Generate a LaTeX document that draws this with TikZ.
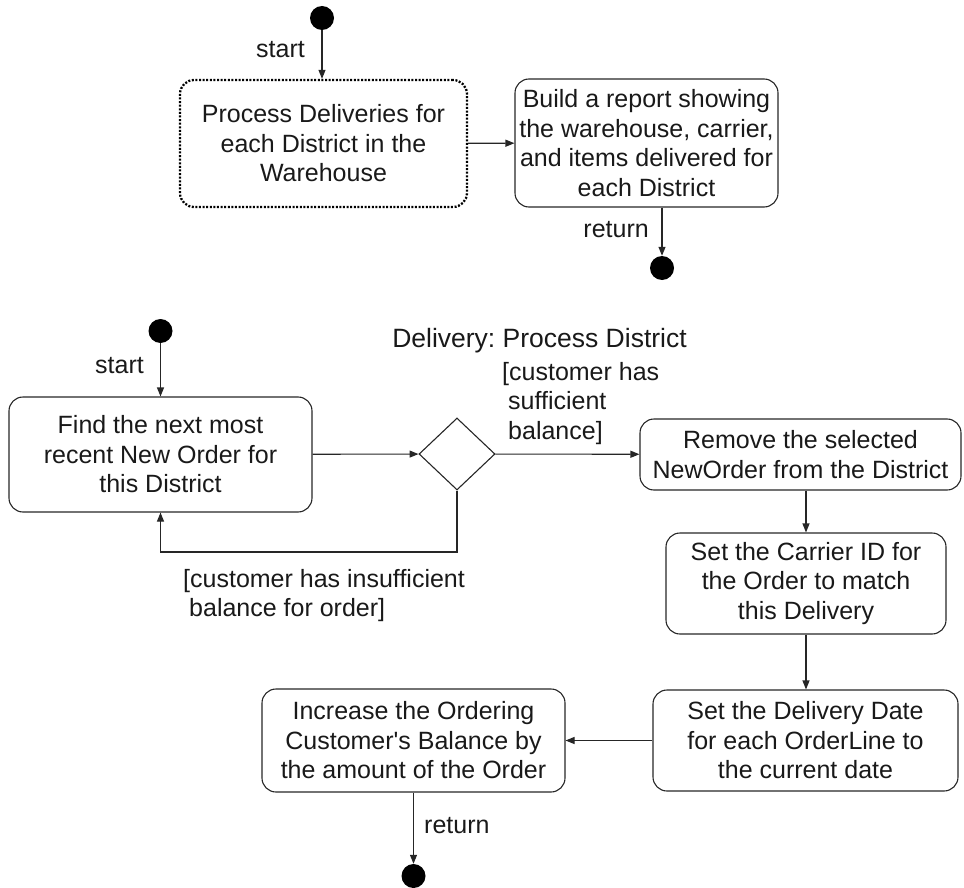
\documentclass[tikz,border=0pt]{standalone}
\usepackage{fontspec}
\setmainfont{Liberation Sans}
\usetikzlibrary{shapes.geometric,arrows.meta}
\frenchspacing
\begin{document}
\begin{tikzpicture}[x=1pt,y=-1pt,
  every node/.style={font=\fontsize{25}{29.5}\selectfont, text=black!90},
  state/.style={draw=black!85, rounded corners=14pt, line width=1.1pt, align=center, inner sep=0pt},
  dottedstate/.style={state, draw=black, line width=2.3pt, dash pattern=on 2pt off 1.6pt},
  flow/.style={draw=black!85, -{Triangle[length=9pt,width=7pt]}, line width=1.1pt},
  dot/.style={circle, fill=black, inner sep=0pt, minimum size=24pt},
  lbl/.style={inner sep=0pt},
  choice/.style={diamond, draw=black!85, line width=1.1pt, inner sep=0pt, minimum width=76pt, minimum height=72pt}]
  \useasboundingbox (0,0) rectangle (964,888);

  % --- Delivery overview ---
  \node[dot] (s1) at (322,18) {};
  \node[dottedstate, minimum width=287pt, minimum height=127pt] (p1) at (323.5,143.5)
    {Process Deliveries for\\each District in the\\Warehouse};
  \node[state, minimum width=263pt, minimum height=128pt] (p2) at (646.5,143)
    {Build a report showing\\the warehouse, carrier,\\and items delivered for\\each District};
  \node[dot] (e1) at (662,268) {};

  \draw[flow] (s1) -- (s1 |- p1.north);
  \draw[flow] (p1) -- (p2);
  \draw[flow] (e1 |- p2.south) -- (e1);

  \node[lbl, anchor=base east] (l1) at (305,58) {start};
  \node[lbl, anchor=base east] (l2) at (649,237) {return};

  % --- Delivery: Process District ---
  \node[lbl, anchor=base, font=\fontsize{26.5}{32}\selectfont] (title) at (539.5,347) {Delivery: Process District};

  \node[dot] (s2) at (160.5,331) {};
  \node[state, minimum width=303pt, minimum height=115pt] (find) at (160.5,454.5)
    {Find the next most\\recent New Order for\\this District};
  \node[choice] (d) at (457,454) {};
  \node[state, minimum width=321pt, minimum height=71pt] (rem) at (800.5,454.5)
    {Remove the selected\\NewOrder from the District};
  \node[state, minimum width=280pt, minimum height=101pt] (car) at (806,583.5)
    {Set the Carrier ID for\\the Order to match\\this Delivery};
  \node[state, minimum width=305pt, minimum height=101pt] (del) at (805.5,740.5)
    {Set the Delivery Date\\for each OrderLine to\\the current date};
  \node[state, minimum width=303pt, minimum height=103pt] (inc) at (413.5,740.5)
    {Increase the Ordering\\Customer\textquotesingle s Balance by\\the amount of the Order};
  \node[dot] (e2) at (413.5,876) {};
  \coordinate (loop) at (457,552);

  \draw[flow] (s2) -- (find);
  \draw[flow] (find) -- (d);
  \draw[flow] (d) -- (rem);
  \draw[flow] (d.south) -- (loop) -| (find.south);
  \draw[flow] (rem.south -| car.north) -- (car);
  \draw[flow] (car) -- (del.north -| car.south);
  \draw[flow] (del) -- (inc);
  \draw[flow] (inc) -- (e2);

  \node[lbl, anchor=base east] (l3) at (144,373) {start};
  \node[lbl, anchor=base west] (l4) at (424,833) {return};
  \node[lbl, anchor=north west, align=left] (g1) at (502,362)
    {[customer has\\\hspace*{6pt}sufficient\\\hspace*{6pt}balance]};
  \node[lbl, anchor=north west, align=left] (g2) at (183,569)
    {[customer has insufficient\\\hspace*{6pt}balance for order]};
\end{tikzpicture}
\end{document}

————————

## Request
Up to and including the line containing "(title) at (539.5,347)", repeat every line from the start of the data, but none of the pictures.

## Worked solution
Generate a LaTeX document that draws this with TikZ.
\documentclass[tikz,border=0pt]{standalone}
\usepackage{fontspec}
\setmainfont{Liberation Sans}
\usetikzlibrary{shapes.geometric,arrows.meta}
\frenchspacing
\begin{document}
\begin{tikzpicture}[x=1pt,y=-1pt,
  every node/.style={font=\fontsize{25}{29.5}\selectfont, text=black!90},
  state/.style={draw=black!85, rounded corners=14pt, line width=1.1pt, align=center, inner sep=0pt},
  dottedstate/.style={state, draw=black, line width=2.3pt, dash pattern=on 2pt off 1.6pt},
  flow/.style={draw=black!85, -{Triangle[length=9pt,width=7pt]}, line width=1.1pt},
  dot/.style={circle, fill=black, inner sep=0pt, minimum size=24pt},
  lbl/.style={inner sep=0pt},
  choice/.style={diamond, draw=black!85, line width=1.1pt, inner sep=0pt, minimum width=76pt, minimum height=72pt}]
  \useasboundingbox (0,0) rectangle (964,888);

  % --- Delivery overview ---
  \node[dot] (s1) at (322,18) {};
  \node[dottedstate, minimum width=287pt, minimum height=127pt] (p1) at (323.5,143.5)
    {Process Deliveries for\\each District in the\\Warehouse};
  \node[state, minimum width=263pt, minimum height=128pt] (p2) at (646.5,143)
    {Build a report showing\\the warehouse, carrier,\\and items delivered for\\each District};
  \node[dot] (e1) at (662,268) {};

  \draw[flow] (s1) -- (s1 |- p1.north);
  \draw[flow] (p1) -- (p2);
  \draw[flow] (e1 |- p2.south) -- (e1);

  \node[lbl, anchor=base east] (l1) at (305,58) {start};
  \node[lbl, anchor=base east] (l2) at (649,237) {return};

  % --- Delivery: Process District ---
  \node[lbl, anchor=base, font=\fontsize{26.5}{32}\selectfont] (title) at (539.5,347) {Delivery: Process District};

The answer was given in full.